Commercial clients and most governmental agencies require contractors to be bonded to both bid on a job and complete the work. A bid bond is submitted at the time of bid. It states the contractor has financial assurance from a bonding company that the bid has been submitted in good faith and will be contracted at the bid price.

After the job has been accepted, a contractor needs to provide a performance bond, which is a guarantee by the bonding company that the contractor will perform the work in accordance with the terms of the contract.

Contractors may also be required to provide a payment bond, which is a guarantee that the contractor will pay suppliers and subs. If he does not, the bonding company pays to complete the job and then extracts payment from the contractor's assets.

For this reason, insurers carefully research contractors and establish a relationship with them before providing bonds. “Typically a bonding company only wants to deal with contractors that are profitable every year. If a contractor has a good record, and good personal assets, they might lose some money, but if the bank supports them and they have equity, the bonding company will go forward, hoping the contractor regains profitable status,” says Phil Krug, vice president of Insurors & Investors in Salina, Kan. He adds that most bonding companies refuse to work with a contractor that has several insurers for its jobs. “They want it to be exclusive and to be able to keep track of their finances,” Krug says.

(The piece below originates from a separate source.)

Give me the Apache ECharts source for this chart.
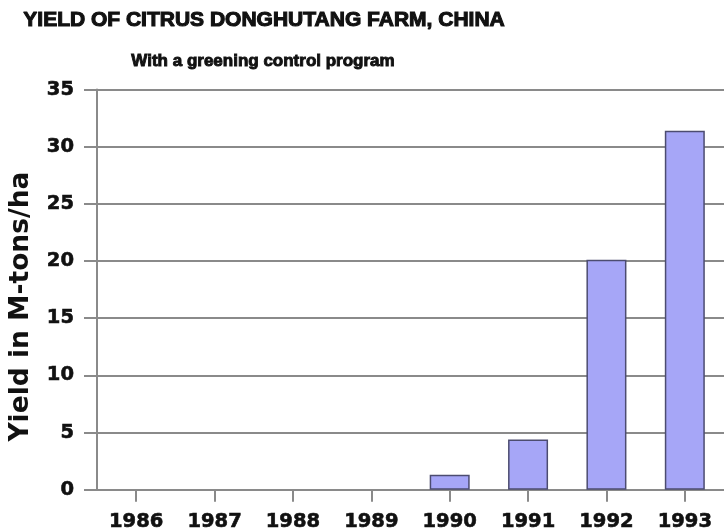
<!DOCTYPE html>
<html>
<head>
<meta charset="utf-8">
<script src="https://cdn.jsdelivr.net/npm/echarts@6/dist/echarts.min.js"></script>
<style>
  html, body { margin: 0; padding: 0; background: #fff; }
  #chart { width: 724px; height: 532px; }
</style>
</head>
<body>
<div id="chart"></div>
<script>
// Citrus yield per year, M-tons/ha
const years = ['1986', '1987', '1988', '1989', '1990', '1991', '1992', '1993'];
const yieldValues = [0, 0, 0, 0, 1.3, 4.4, 20.1, 31.4];
const yTicks = { min: 0, max: 35, interval: 5 };

const titleText = 'YIELD OF CITRUS DONGHUTANG FARM, CHINA';
const subtitleText = 'With a greening control program';
const yAxisTitle = 'Yield in M-tons/ha';

const chart = echarts.init(document.getElementById('chart'), null, { renderer: 'canvas' });

const lineGray = '#8a8a8a';
const ink = '#111111';
const heavyFont = '"DejaVu Sans", sans-serif';
const titleFont = '"Liberation Sans", Arial, sans-serif';

// Empty years get no outline, so nothing is drawn on the baseline for them
const barData = yieldValues.map(v => (v === 0
  ? { value: v, itemStyle: { borderWidth: 0, opacity: 0 } }
  : v));

chart.setOption({
  animation: false,
  backgroundColor: '#ffffff',
  title: [
    {
      text: titleText,
      left: 264,
      top: 10,
      textAlign: 'center',
      padding: 0,
      textStyle: {
        fontFamily: titleFont, fontWeight: 'bold', fontSize: 21, color: ink,
        textBorderColor: ink, textBorderWidth: 1.1
      }
    },
    {
      text: subtitleText,
      left: 263,
      top: 53,
      textAlign: 'center',
      padding: 0,
      textStyle: {
        fontFamily: titleFont, fontWeight: 'bold', fontSize: 17, color: ink,
        textBorderColor: ink, textBorderWidth: 0.9
      }
    }
  ],
  grid: { left: 96, top: 89.5, width: 637.6, height: 402.2, containLabel: false },
  xAxis: {
    type: 'category',
    data: years,
    axisLine: { show: true, lineStyle: { color: lineGray, width: 2 } },
    axisTick: { show: true, alignWithLabel: true, length: 12, lineStyle: { color: lineGray, width: 2 } },
    axisLabel: {
      margin: 22, fontFamily: heavyFont, fontWeight: 'bold', fontSize: 19.5, color: ink,
      textBorderColor: ink, textBorderWidth: 0.6
    },
    splitLine: { show: false }
  },
  yAxis: {
    type: 'value',
    min: yTicks.min,
    max: yTicks.max,
    interval: yTicks.interval,
    name: yAxisTitle,
    nameLocation: 'middle',
    nameGap: 62,
    nameRotate: 90,
    nameTextStyle: {
      fontFamily: heavyFont, fontWeight: 'bold', fontSize: 26.5, color: ink,
      padding: [0, 34, 0, 0]
    },
    axisLine: { show: true, lineStyle: { color: lineGray, width: 2 } },
    axisTick: { show: true, inside: false, length: 13, lineStyle: { color: lineGray, width: 2 } },
    axisLabel: {
      margin: 23, fontFamily: heavyFont, fontWeight: 'bold', fontSize: 19.5, color: ink,
      textBorderColor: ink, textBorderWidth: 0.6
    },
    splitLine: { show: true, lineStyle: { color: lineGray, width: 2 } }
  },
  series: [
    {
      type: 'bar',
      data: barData,
      barWidth: 40,
      itemStyle: { color: '#a6a6f7', borderColor: '#4c4c70', borderWidth: 1.5 },
      z: 3
    }
  ]
});
</script>
</body>
</html>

To set up bonding, Krug says, most insurers ask contractors to bring in a financial statement, a recent balance sheet, a profit & loss statement, and a personal financial statement. The company will also note other important aspects of the company, including years in business, the type of company, and credit information.

The surety rate differs from state to state. For performance and payment bonds in Kansas, the standard surety rate is 2.5% for the first $500,000. “If you are high risk, you can get bond if you have assets, but then the rate would be 3.5% to 4%,” Krug notes.